Interview Magazine Folds

Interview Magazine Goes Out of Business

Interview Magazine, the publication founded by Andy Warhol in 1969, announced on Monday that it is ending both its print and web publications.  Former staffers, like online editor Trey Taylor,  broke the news on Twitter this morning and editor Ezra Marcus told CNN Money that the publication “folding both web and print effective immediately” after an all-hands meeting where staffers were informed that the company filed for Chapter 7 bankruptcy.

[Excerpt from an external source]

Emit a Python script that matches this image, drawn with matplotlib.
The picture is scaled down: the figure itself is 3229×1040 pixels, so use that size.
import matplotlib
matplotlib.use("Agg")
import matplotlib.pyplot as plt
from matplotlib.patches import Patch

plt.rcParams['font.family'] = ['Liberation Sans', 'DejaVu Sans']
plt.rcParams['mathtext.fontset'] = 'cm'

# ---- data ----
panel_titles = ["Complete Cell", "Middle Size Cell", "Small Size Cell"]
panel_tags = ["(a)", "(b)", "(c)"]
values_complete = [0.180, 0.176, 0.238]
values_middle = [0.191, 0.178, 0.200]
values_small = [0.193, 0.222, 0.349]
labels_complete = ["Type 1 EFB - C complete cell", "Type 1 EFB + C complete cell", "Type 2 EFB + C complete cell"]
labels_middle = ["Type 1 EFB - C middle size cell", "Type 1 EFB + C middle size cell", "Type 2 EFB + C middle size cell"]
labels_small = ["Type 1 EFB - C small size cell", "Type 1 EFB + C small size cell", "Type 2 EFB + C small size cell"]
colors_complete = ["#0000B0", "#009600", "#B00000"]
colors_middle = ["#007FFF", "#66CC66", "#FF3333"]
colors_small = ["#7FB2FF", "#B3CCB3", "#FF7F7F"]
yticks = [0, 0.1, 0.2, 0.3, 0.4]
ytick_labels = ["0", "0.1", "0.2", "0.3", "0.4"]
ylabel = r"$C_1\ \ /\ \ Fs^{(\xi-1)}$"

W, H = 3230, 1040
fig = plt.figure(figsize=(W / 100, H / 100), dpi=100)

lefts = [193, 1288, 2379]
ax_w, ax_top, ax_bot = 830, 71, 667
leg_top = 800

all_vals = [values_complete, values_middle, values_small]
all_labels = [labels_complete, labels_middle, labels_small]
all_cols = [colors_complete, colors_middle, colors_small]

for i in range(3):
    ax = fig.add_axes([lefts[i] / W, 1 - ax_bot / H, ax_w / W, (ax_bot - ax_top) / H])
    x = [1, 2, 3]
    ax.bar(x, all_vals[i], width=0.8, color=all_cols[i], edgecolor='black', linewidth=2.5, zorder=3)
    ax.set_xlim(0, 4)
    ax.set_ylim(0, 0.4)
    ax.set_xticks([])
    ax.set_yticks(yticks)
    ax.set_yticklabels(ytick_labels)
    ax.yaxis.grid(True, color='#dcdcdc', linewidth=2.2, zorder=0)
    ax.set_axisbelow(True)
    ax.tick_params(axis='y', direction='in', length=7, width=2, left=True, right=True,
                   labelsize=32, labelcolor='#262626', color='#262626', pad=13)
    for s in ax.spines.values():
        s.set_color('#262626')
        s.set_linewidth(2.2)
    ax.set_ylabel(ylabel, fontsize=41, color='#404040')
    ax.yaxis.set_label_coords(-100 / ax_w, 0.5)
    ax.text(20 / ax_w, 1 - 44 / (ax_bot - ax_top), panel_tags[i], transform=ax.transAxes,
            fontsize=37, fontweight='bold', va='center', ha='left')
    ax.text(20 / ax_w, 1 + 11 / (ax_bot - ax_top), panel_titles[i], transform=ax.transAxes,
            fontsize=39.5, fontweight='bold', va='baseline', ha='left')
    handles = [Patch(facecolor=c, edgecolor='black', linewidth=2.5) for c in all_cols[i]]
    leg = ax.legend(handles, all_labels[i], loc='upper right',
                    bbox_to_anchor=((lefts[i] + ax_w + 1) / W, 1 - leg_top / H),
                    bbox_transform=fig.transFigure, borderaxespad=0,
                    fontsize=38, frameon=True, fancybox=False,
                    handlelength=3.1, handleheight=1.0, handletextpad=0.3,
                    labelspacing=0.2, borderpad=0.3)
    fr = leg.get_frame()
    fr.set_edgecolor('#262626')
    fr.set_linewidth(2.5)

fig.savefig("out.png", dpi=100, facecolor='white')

In 1989, billionaire art collector and Warhol admirer Peter Brant purchased the glossy art and culture magazine from Warhol’s estate. According to the New York Post, the magazine was evicted from its Soho office in February after Brant Publications apparently stopped paying the landlord.

Former editorial director Fabien Baron and his wife, stylist Ludivine Poiblanc, recently sued the magazine over an alleged $600,000 in unpaid wages and creative director Karl Templer reportedly left the magazine in April over $280,000 in unpaid invoices. A source told WWD that Interview “owes everybody money.” From WWD:

Baron’s lawsuit is not the only one Interview is dealing with. Former sales representative and eventually associate publisher Jane Katz last year sued the magazine for unpaid wages of more than $230,000, along with claims that she was unjustly fired. Dan Ragone, who was Interview’s president for six years, also sued in 2016 for allegedly unpaid wages of about $170,000 and that case is still working its way through the courts.

It’s undoubtedly a tragic end for the magazine once dubbed “The Crystal Ball of Pop Culture” because of its iconic covers and lengthy, often freewheeling interviews with artists and people of note conducted by their celebrity peers.